Russia—Georgia’s main adversary as well as the patron and occupier of its two separatist regions, Abkhazia and South Ossetia—has long tried to tarnish the image of bottom-up democratic change. The turmoil in Georgia is yet one more example that Russia can use to highlight its claim that political reform and a pluralist political system do not necessarily bring stability or address long-standing socio-economic problems. This message sells well in many parts of Eurasia, including among some conservative Georgians.

The recent events in Georgia also damage the country’s reputation in the West, causing some of its most vocal backers in Europe and the United States to question its democratic resolve. This will complicate Georgia’s continued integration into Western economic, security and political structures—a development that Moscow will welcome given its long-standing opposition to that Westward shift.
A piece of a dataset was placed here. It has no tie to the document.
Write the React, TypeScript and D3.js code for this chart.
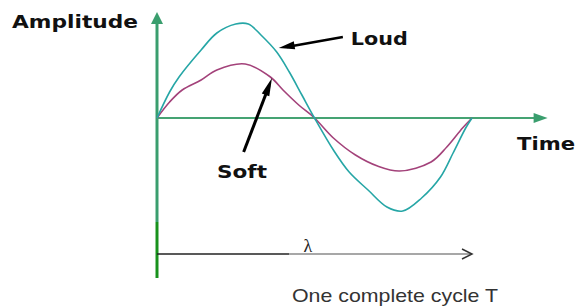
import * as d3 from "d3"

// time as a fraction of one cycle T, amplitude in arbitrary units
const loudTime = [0, 0.04, 0.07, 0.14, 0.19, 0.25, 0.29, 0.33, 0.38, 0.42, 0.46, 0.5, 0.56, 0.61, 0.67, 0.73, 0.78, 0.84, 0.9, 0.94, 0.98, 1]
const loudAmp = [0, 26, 41, 68, 85, 94, 94, 83, 66, 46, 23, 0, -32, -54, -72, -89, -93, -80, -59, -35, -10, 0]

const softTime = [0, 0.04, 0.08, 0.14, 0.19, 0.28, 0.36, 0.4, 0.45, 0.5, 0.56, 0.63, 0.7, 0.77, 0.87, 0.92, 0.97, 1]
const softAmp = [0, 16, 28, 38, 48, 54, 41, 28, 13, 0, -20, -37, -48, -53, -44, -29, -10, 0]

const labels = {
  y: "Amplitude",
  x: "Time",
  loud: "Loud",
  soft: "Soft",
  lambda: "λ",
  cycle: "One complete cycle T",
}

const W = 576
const H = 306

type Pt = { t: number; a: number }

export default function App() {
  const x = d3.scaleLinear().domain([0, 1]).range([157, 472])
  const y = d3.scaleLinear().domain([-100, 100]).range([218, 18])

  const loud: Pt[] = loudTime.map((t, i) => ({ t, a: loudAmp[i] }))
  const soft: Pt[] = softTime.map((t, i) => ({ t, a: softAmp[i] }))

  const line = d3
    .line<Pt>()
    .x((d) => x(d.t))
    .y((d) => y(d.a))
    .curve(d3.curveCatmullRom.alpha(0.5))

  const x0 = x(0)
  const y0 = y(0)
  const xAxisEnd = x(1.24)
  const yAxisTop = y(106)
  const yAxisBottom = y(-160)
  const ySplit = y(-104)
  const lambdaY = y(-136)

  // annotation arrows
  const loudTip = { x: x(0.38) + 2, y: y(70) }
  const loudTail = { x: x(0.59), y: y(81) }
  const softTip = { x: x(0.365), y: y(40) }
  const softTail = { x: x(0.275), y: y(-34) }

  const head = (tip: { x: number; y: number }, tail: { x: number; y: number }, len: number, w: number) => {
    const ang = Math.atan2(tail.y - tip.y, tail.x - tip.x)
    const bx = tip.x + Math.cos(ang) * len
    const by = tip.y + Math.sin(ang) * len
    const px = -Math.sin(ang) * w
    const py = Math.cos(ang) * w
    return `M${tip.x},${tip.y}L${bx + px},${by + py}L${bx - px},${by - py}Z`
  }

  const bold = { fontFamily: "DejaVu Sans, Verdana, sans-serif", fontWeight: 700, fill: "#111" }

  return (
    <svg width={W} height={H} style={{ position: "absolute", left: 0, top: 0, background: "#fff" }}>
      {/* y axis */}
      <line x1={x0} x2={x0} y1={ySplit} y2={yAxisTop + 8} stroke="#3a9e6e" strokeWidth={3} />
      <line x1={x0} x2={x0} y1={yAxisBottom} y2={ySplit} stroke="#18921c" strokeWidth={3} />
      <path d={`M${x0},${yAxisTop}L${x0 - 6},${yAxisTop + 12}L${x0 + 6},${yAxisTop + 12}Z`} fill="#3a9e6e" />

      {/* time axis */}
      <line x1={x0} x2={xAxisEnd - 10} y1={y0} y2={y0} stroke="#45a373" strokeWidth={2} />
      <path d={`M${xAxisEnd},${y0}L${xAxisEnd - 14},${y0 - 5}L${xAxisEnd - 14},${y0 + 5}Z`} fill="#3a9e6e" />

      {/* waves */}
      <path d={line(soft) || ""} fill="none" stroke="#a3427a" strokeWidth={1.6} />
      <path d={line(loud) || ""} fill="none" stroke="#26a6a6" strokeWidth={1.6} />

      {/* annotation arrows */}
      <line x1={loudTail.x} y1={loudTail.y} x2={loudTip.x + 8} y2={loudTip.y - 1} stroke="#000" strokeWidth={2.5} />
      <path d={head(loudTip, loudTail, 16, 4)} fill="#000" />
      <line x1={softTail.x} y1={softTail.y} x2={softTip.x - 3} y2={softTip.y + 8} stroke="#000" strokeWidth={3} />
      <path d={head(softTip, softTail, 18, 4)} fill="#000" />

      {/* wavelength arrow */}
      <line x1={x0} x2={x(0.42)} y1={lambdaY} y2={lambdaY} stroke="#222" strokeWidth={1.5} />
      <line x1={x(0.42)} x2={x(1)} y1={lambdaY} y2={lambdaY} stroke="#8a8a8a" strokeWidth={1.5} />
      <path
        d={`M${x(1) - 10},${lambdaY - 5}L${x(1)},${lambdaY}L${x(1) - 10},${lambdaY + 5}`}
        fill="none"
        stroke="#333"
        strokeWidth={1.5}
      />
      <text x={x(0.465)} y={lambdaY - 2} fontFamily="Liberation Serif, serif" fontSize={18} fill="#222">
        {labels.lambda}
      </text>

      {/* labels */}
      <text x={12} y={28} fontSize={17} textLength={126} lengthAdjust="spacingAndGlyphs" style={bold}>
        {labels.y}
      </text>
      <text x={517} y={150} fontSize={17} textLength={58} lengthAdjust="spacingAndGlyphs" style={bold}>
        {labels.x}
      </text>
      <text x={loudTail.x + 8} y={45} fontSize={18} textLength={57} lengthAdjust="spacingAndGlyphs" style={bold}>
        {labels.loud}
      </text>
      <text x={217} y={178} fontSize={17} textLength={50} lengthAdjust="spacingAndGlyphs" style={bold}>
        {labels.soft}
      </text>
      <text
        x={292}
        y={302}
        fontFamily="Liberation Sans, Arial, sans-serif"
        fontSize={19}
        fill="#333"
        textLength={206}
        lengthAdjust="spacingAndGlyphs"
      >
        {labels.cycle}
      </text>
    </svg>
  )
}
A bipartisan group of Georgia-friendly U.S. senators and congressional representatives issued an unprecedentedly sharp criticism of the Georgian government’s recent action on Feb. 23, calling Melia’s arrest “profoundly troubling.” Their statement raises questions about whether Georgia, or at least the Georgian government, will continue to get a blank check from the U.S., its main international backer and essential provider of economic, security and political assistance. Sen. Bob Menendez, the powerful chair of the Senate Foreign Relations Committee, and seven of his counterparts from European legislatures, condemned the raid in a Feb. 26 joint statement that starkly warned of the “fragility of democracy and freedom in Georgia.”

Finally, Georgia’s latest upheaval comes at an inopportune time for the Biden administration. The entire South Caucasus region is in crisis given the recent war between Azerbaijan and Armenia, and the resulting political instability in Yerevan, Armenia’s capital. Yet, the Biden administration’s foreign policy structure is not yet fully staffed to deal with the region’s growing problems, while Washington already has a long list of pressing issues closer to home. Today, it remains unclear whether the U.S. can provide Georgia with the high-level attention it needs to get back on the democratic track—and whether the resolve for doing so currently exists in Tbilisi.